Zur fehlenden Tür schreibt die weitgehend anonym agierende Initiative “Für das Politische” heute: “Die Tür sollte an ihrem vorgesehenen Ort die Entscheidung der Stadtverwaltung umsetzen, eine Nutzung der Anlage von 21 bis 10 Uhr zu unterbinden. Diese Entscheidung war nicht das Ergebnis einer konkreten Auflage aus Lärmschutzgründen, sondern der faule Kompromiss mit den Beschwerdeführenden, welche ihre Ruhe zusätzlich zu vitaler Nachtaktivität im lebendigsten Leipziger Viertel, drei im Zehn-Minuten-Takt rumpelnden Straßenbahnlinien und stark frequentierten Hauptverkehrsstraßen nun durch hüpfende Bälle und Menschen bedroht sahen.” Aus gleichen Gründen sei auch auf die Kletterwand und die Tischtennisplatten im juristischen Hickhack der letzten 6 Jahre verzichtet worden.
Es sei nun durch die Stadt verkündet worden, dass ein Reparaturauftrag ausgelöst sei und dem Erfolg des zweiten Versuchs seitens der Stadt Leipzig “ganz optimistisch” entgegengesehen wird. “Die hohen Kosten für verschleppte Bauvorhaben, Sicherheitsdienste, Türen, etc. sind vermeidbar und an anderer Stelle eine sinnvollere Investition”, meint die Initiative, welche die gleiche Adresse wie das Linxxnet an der Bornaischen Straße angibt.

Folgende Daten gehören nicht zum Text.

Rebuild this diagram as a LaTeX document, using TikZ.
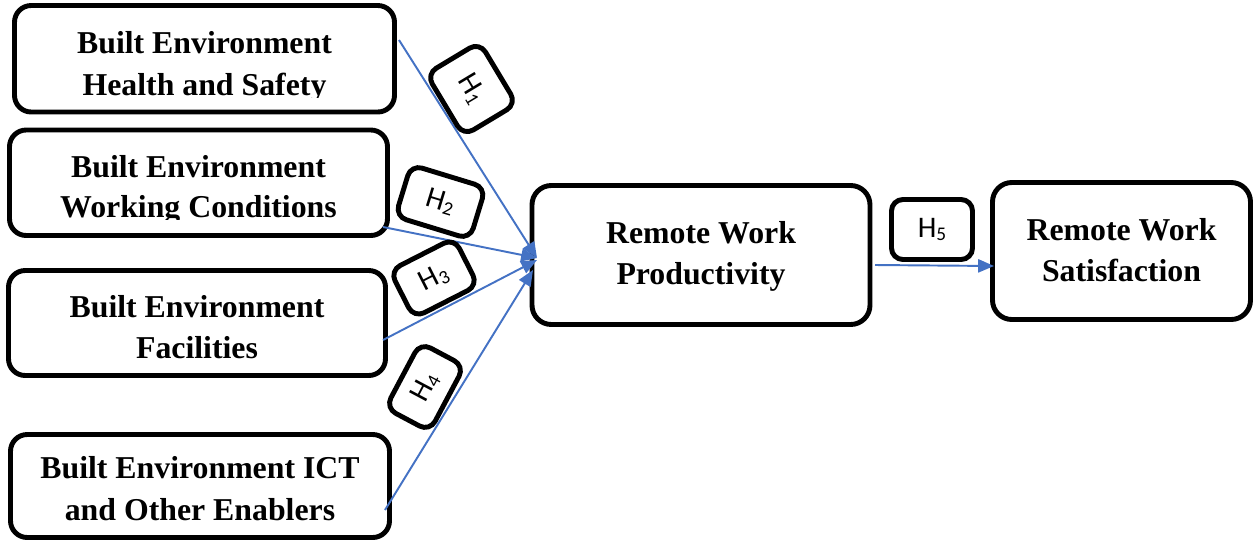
\documentclass[tikz,border=0pt]{standalone}
\usepackage{fontspec}
\setmainfont{Liberation Serif}
\newfontfamily\hfont{Carlito}
\usetikzlibrary{calc,arrows.meta}
\newdimen\upx \upx=0.02cm
\newcommand\hlab[1]{\raisebox{-1.5pt}{H\raisebox{-1.8pt}{\fontsize{11}{12}\selectfont #1}}}
\definecolor{arrblue}{HTML}{4472C4}
\tikzset{
  box/.style={draw=black, line width=2.8pt, rounded corners=9.5pt, fill=white, inner sep=0pt, outer sep=0pt},
  bigbox/.style={box, rounded corners=11pt},
  hbox/.style={draw=black, line width=2.8pt, rounded corners=6.5pt, fill=white, inner sep=0pt, outer sep=0pt,
    font=\hfont\fontsize{17}{19}\selectfont},
  lbl/.style={inner sep=0pt, outer sep=0pt, anchor=base, font=\bfseries\fontsize{18.1}{22}\selectfont},
  arr/.style={draw=arrblue, line width=1.1pt, -{Triangle[length=9pt,width=7.5pt]}}
}
\begin{document}
\begin{tikzpicture}[x=0.02cm,y=-0.02cm]
\useasboundingbox (0,0) rectangle (1255,542);
% boxes
\node[box, minimum width=380\upx, minimum height=106.5\upx] (b1) at (204.5,58.75) {};
\node[box, minimum width=378\upx, minimum height=105.5\upx] (b2) at (198.5,182.75) {};
\node[box, minimum width=377\upx, minimum height=105\upx] (b3) at (197,323) {};
\node[box, minimum width=379\upx, minimum height=103\upx] (b4) at (200,486) {};
\node[bigbox, minimum width=338\upx, minimum height=139\upx] (p) at (701,255) {};
\node[bigbox, minimum width=258\upx, minimum height=137\upx] (s) at (1121.5,251) {};
% texts
\node[lbl] (t1a) at (204.5,53.5) {Built Environment};
\begin{scope}
\clip (0,0) rectangle (400,97.5);
\node[lbl] (t1b) at (204.5,95) {Health and Safety};
\end{scope}
\node[lbl] (t2a) at (198.5,177) {Built Environment};
\begin{scope}
\clip (0,130) rectangle (400,219);
\node[lbl] (t2b) at (198.5,217) {Working Conditions};
\end{scope}
\node[lbl] (t3a) at (197,317) {Built Environment};
\node[lbl] (t3b) at (197,358) {Facilities};
\node[lbl] (t4a) at (200,478) {Built Environment ICT};
\node[lbl] (t4b) at (200,520) {and Other Enablers};
\node[lbl] (t5a) at (701,243) {Remote Work};
\node[lbl] (t5b) at (701,284.5) {Productivity};
\node[lbl] (t6a) at (1121.5,240) {Remote Work};
\node[lbl] (t6b) at (1121.5,281.5) {Satisfaction};
% connectors
\draw[arr] ($(b1.east)+(4.5,-18.75)$) -- ($(p.west)+(5,3)$);
\draw[arr] ($(b2.east)+(-4.5,44.25)$) -- ($(p.west)+(5,3)$);
\draw[arr] ($(b3.east)+(-2.5,17)$) -- ($(p.west)+(5,5)$);
\draw[arr] ($(b4.east)+(-4.5,24)$) -- ($(p.west)+(1,15)$);
\draw[arr] ($(p.east)+(5,10)$) -- ($(s.west)+(1.5,15)$);
% hypothesis labels
\node[hbox, rotate=-59, minimum width=72\upx, minimum height=62\upx] (h1) at (471.5,89) {\hlab{1}};
\node[hbox, rotate=-17, minimum width=78\upx, minimum height=54\upx] (h2) at (440.5,202) {\hlab{2}};
\node[hbox, rotate=27, minimum width=72\upx, minimum height=53\upx] (h3) at (434,278) {\hlab{3}};
\node[hbox, rotate=62, minimum width=74\upx, minimum height=50\upx] (h4) at (425,387) {\hlab{4}};
\node[hbox, minimum width=81\upx, minimum height=60\upx] (h5) at (932,229.5) {\hlab{5}};
\end{tikzpicture}
\end{document}
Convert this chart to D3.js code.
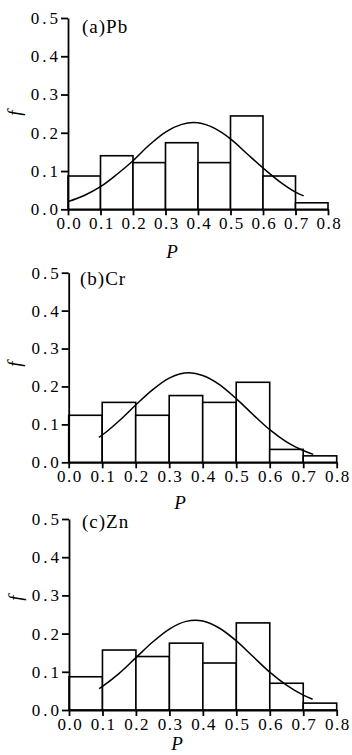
<!DOCTYPE html>
<meta charset="utf-8">
<style>
body { margin: 0; background: #fff; }
svg text { font-family: "Liberation Serif", "Times New Roman", serif; fill: #000; }
.tick text { font-size: 17px; }
.ylab text { letter-spacing: 3px; }
.xlab text { letter-spacing: 1.5px; }
.bar { fill: #fff; stroke: #000; stroke-width: 1.6px; }
.fit { fill: none; stroke: #000; stroke-width: 1.5px; }
.domain, .tick line { stroke: #000; stroke-width: 1.8px; }
</style>
<svg width="352" height="755"></svg>
<script src="https://d3js.org/d3.v7.min.js"></script>
<script>

// histogram bins (P)
var binLo = [0.0, 0.1, 0.2, 0.3, 0.4, 0.5, 0.6, 0.7];
var binHi = [0.1, 0.2, 0.3, 0.4, 0.5, 0.6, 0.7, 0.8];

// observed frequency f per bin
var freqPb = [0.087, 0.140, 0.122, 0.174, 0.122, 0.244, 0.087, 0.017];
var freqCr = [0.124, 0.158, 0.124, 0.176, 0.158, 0.211, 0.034, 0.017];
var freqZn = [0.087, 0.157, 0.140, 0.175, 0.123, 0.228, 0.070, 0.018];

// fitted curves
var fitPbX = [0.0, 0.05, 0.1, 0.15, 0.2, 0.25, 0.3, 0.35, 0.385, 0.4, 0.45, 0.5, 0.55, 0.6, 0.65, 0.7, 0.725];
var fitPbY = [0.020, 0.036, 0.059, 0.091, 0.127, 0.168, 0.202, 0.222, 0.227, 0.226, 0.212, 0.184, 0.146, 0.108, 0.073, 0.045, 0.035];
var fitCrX = [0.09, 0.1, 0.15, 0.2, 0.25, 0.3, 0.36, 0.4, 0.45, 0.5, 0.55, 0.6, 0.65, 0.7, 0.73];
var fitCrY = [0.066, 0.072, 0.109, 0.151, 0.191, 0.222, 0.236, 0.229, 0.205, 0.168, 0.126, 0.086, 0.054, 0.031, 0.021];
var fitZnX = [0.09, 0.1, 0.15, 0.2, 0.25, 0.3, 0.35, 0.377, 0.4, 0.45, 0.5, 0.55, 0.6, 0.65, 0.7, 0.728];
var fitZnY = [0.056, 0.062, 0.096, 0.137, 0.178, 0.212, 0.232, 0.235, 0.233, 0.214, 0.181, 0.140, 0.099, 0.065, 0.039, 0.028];

var xTicks = [0, 0.1, 0.2, 0.3, 0.4, 0.5, 0.6, 0.7, 0.8];
var yTicks = [0, 0.1, 0.2, 0.3, 0.4, 0.5];
var titles = ["(a)Pb", "(b)Cr", "(c)Zn"];

var svg = d3.select("svg");

// pixel layout of each panel
var panels = [
  { title: titles[0], freq: freqPb, fx: fitPbX, fy: fitPbY,
    left: 68, right: 328, bottom: 209.3, top: 18,
    labX: 82, labY: 33, pX: 172, pY: 258, fX: 21, fY: 113 },
  { title: titles[1], freq: freqCr, fx: fitCrX, fy: fitCrY,
    left: 68.7, right: 336.7, bottom: 462.3, top: 272.7,
    labX: 80, labY: 285, pX: 180, pY: 509, fX: 21, fY: 364 },
  { title: titles[2], freq: freqZn, fx: fitZnX, fy: fitZnY,
    left: 69, right: 336.7, bottom: 710, top: 519,
    labX: 82, labY: 528, pX: 177, pY: 750, fX: 22, fY: 598 }
];

panels.forEach(function(p) {
  var x = d3.scaleLinear().domain([0, 0.8]).range([p.left, p.right]);
  var y = d3.scaleLinear().domain([0, 0.5]).range([p.bottom, p.top]);
  var g = svg.append("g");

  g.selectAll("rect.bar")
    .data(p.freq)
    .enter().append("rect")
    .attr("class", "bar")
    .attr("x", function(d, i) { return x(binLo[i]); })
    .attr("width", function(d, i) { return x(binHi[i]) - x(binLo[i]); })
    .attr("y", function(d) { return y(d); })
    .attr("height", function(d) { return y(0) - y(d); });

  var line = d3.line()
    .x(function(d, i) { return x(p.fx[i]); })
    .y(function(d) { return y(d); })
    .curve(d3.curveMonotoneX);
  g.append("path").attr("class", "fit").attr("d", line(p.fy));

  var xa = g.append("g")
    .attr("class", "xlab")
    .attr("transform", "translate(0," + p.bottom + ")")
    .call(d3.axisBottom(x).tickValues(xTicks).tickFormat(d3.format(".1f"))
      .tickSizeOuter(0).tickSizeInner(6).tickPadding(2));
  xa.selectAll("text").attr("dx", "0.75px");

  var ya = g.append("g")
    .attr("class", "ylab")
    .attr("transform", "translate(" + p.left + ",0)")
    .call(d3.axisLeft(y).tickValues(yTicks).tickFormat(d3.format(".1f"))
      .tickSizeOuter(0).tickSizeInner(7).tickPadding(3));
  ya.selectAll("text").attr("dx", "3px");

  g.selectAll(".domain").attr("fill", "none");

  g.append("text")
    .attr("x", p.labX).attr("y", p.labY)
    .style("font-size", "19px")
    .style("letter-spacing", "1px")
    .text(p.title);

  g.append("text")
    .attr("x", p.pX).attr("y", p.pY)
    .attr("text-anchor", "middle")
    .style("font-size", "19px")
    .style("font-style", "italic")
    .text("P");

  g.append("text")
    .attr("transform", "translate(" + p.fX + "," + p.fY + ") rotate(-90)")
    .attr("text-anchor", "middle")
    .style("font-size", "19px")
    .style("font-style", "italic")
    .text("f");
});

</script>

Eike Sommer von der Initiative führt dazu aus: “Wir fordern die Stadtverwaltung auf, spätestens die gute Erfahrung der vergangenen Woche zum Anlass zu nehmen, die Gängelung in Connewitz zu beenden. Ein erster Schritt wäre, die unnötige und kostspielige Bewachung durch einen Sicherheitsdienst einzustellen und die Anlage – wie an anderen Freizeitanlagen in Leipzig üblich – den Anwohner*innen unverschlossen zur Verfügung zu stellen.”

In der Nacht sei zudem schlecht Fußball oder Basketball spielen, das Licht fehlt schlicht dafür und Vorfälle wurden in den vergangenen 10 Tagen ebenfalls nicht bekannt. Offenbar versuchts die Stadt nochmals weiter auf dem anderen Weg der Schließzeiten und baut eine neue Tür ein. Zu den Entwendern der Tür ist derzeit nichts bekannt. Aber wenn sie es ernst meinen, könnte der Spruch “Jeden Tag ein neues Türchen” rasch ein geflügeltes Wort im Süden werden.

Unter dem Motto “Wer hat ein Recht auf Stadt? Alle!” lädt “Für das Politische!” zur Podiumsdiskussion im Rahmen der Veranstaltung “Kontrollbereich 04277” am 21. September im Park an der Herderstraße. Dann wird es sicher erneut um die neue Connewitzer Polizeistation, den besonderen Umgang mit dem Viertel seitens Stadt und Behörden und um die Nutzung öffentlichen Raumes im Widerspruch zu Repression wie Kameras, gesonderte Regeln für Alkoholverkäufe und eben besondere Schließzeiten im Süden gehen.